Nuuk, capitale du Groenland, moins de 20 000 habitants. En cinq chapitres, on découvre le quotidien de Fia, Inuk, Arnaq, Ivik et Sara. Un frère exilé et sa sœur, leurs amis, de nombreux questionnements et une même solitude qui pèse sur chacun. Fia quitte Peter, qu’elle n’aime pas comme elle pense le devoir. Qu’elle ne désire pas comme Sara, dont la relation avec Ivik n’avance plus. Ivik ne veut pas qu’on la touche, sans avouer pourquoi. Inuk, le frère de Fia, a quitté le Groenland, accusant Arnaq de n’avoir pas su tenir sa langue et d’avoir provoqué un scandale – Arnaq qui fuit toute réalité et responsabilité.
Entremêlant les histoires des cinq protagonistes, l’auteure brosse le portrait d’une jeunesse déboussolée.

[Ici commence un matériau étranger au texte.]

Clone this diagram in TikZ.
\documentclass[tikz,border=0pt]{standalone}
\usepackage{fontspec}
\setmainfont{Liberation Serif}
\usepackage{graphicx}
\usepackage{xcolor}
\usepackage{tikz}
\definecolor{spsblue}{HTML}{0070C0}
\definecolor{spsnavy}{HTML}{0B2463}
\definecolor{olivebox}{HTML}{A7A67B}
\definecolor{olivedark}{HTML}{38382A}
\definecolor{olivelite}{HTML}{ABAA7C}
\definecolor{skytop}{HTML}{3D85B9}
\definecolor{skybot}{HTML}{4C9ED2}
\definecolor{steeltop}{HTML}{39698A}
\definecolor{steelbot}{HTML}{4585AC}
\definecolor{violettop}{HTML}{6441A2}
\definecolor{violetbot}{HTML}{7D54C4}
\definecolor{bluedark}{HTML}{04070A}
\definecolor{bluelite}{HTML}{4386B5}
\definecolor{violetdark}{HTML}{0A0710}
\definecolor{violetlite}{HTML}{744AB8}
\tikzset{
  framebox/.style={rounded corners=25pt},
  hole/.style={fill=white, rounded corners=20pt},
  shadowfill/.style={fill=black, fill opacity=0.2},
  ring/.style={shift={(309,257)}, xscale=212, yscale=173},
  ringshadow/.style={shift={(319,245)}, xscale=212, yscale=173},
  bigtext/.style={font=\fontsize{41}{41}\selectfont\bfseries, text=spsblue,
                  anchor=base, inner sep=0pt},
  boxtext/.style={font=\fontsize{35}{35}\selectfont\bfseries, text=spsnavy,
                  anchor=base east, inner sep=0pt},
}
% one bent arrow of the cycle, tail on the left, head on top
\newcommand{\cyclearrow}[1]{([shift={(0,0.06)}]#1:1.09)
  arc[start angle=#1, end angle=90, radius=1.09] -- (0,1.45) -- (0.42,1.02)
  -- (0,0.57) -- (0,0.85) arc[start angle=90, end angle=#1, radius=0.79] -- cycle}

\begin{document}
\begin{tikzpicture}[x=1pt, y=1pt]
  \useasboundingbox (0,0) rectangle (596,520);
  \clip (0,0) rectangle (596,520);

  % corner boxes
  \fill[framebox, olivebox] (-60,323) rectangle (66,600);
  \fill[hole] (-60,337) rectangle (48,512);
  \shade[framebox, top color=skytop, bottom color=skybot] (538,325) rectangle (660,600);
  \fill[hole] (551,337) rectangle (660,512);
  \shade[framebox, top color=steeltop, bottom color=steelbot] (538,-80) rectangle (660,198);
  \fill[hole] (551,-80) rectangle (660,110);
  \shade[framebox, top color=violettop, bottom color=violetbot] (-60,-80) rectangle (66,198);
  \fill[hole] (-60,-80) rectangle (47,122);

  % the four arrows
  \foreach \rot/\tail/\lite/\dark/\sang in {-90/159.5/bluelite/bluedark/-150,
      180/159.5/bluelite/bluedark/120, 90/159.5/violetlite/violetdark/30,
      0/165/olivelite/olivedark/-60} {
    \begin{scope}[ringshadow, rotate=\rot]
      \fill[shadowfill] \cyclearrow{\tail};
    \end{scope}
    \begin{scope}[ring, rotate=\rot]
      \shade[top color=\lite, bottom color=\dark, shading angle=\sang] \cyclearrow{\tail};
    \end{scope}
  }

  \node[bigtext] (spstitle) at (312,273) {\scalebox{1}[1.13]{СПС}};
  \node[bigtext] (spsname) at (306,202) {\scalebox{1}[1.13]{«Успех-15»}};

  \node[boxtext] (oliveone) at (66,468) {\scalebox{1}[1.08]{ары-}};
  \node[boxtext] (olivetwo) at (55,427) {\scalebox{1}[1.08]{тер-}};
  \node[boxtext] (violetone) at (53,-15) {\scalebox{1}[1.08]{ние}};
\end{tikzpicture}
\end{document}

Rappelant les romans sociaux scandinaves, Niviaq Korneliussen n’enjolive pas la réalité. Les personnages sont perdus, noient leurs haines et leurs peurs dans l’alcool, fuient parfois, mais aiment toujours. Gays, bisexuels, transsexuels, ils tentent de se construire, de vivre, de s’aimer et d’aimer.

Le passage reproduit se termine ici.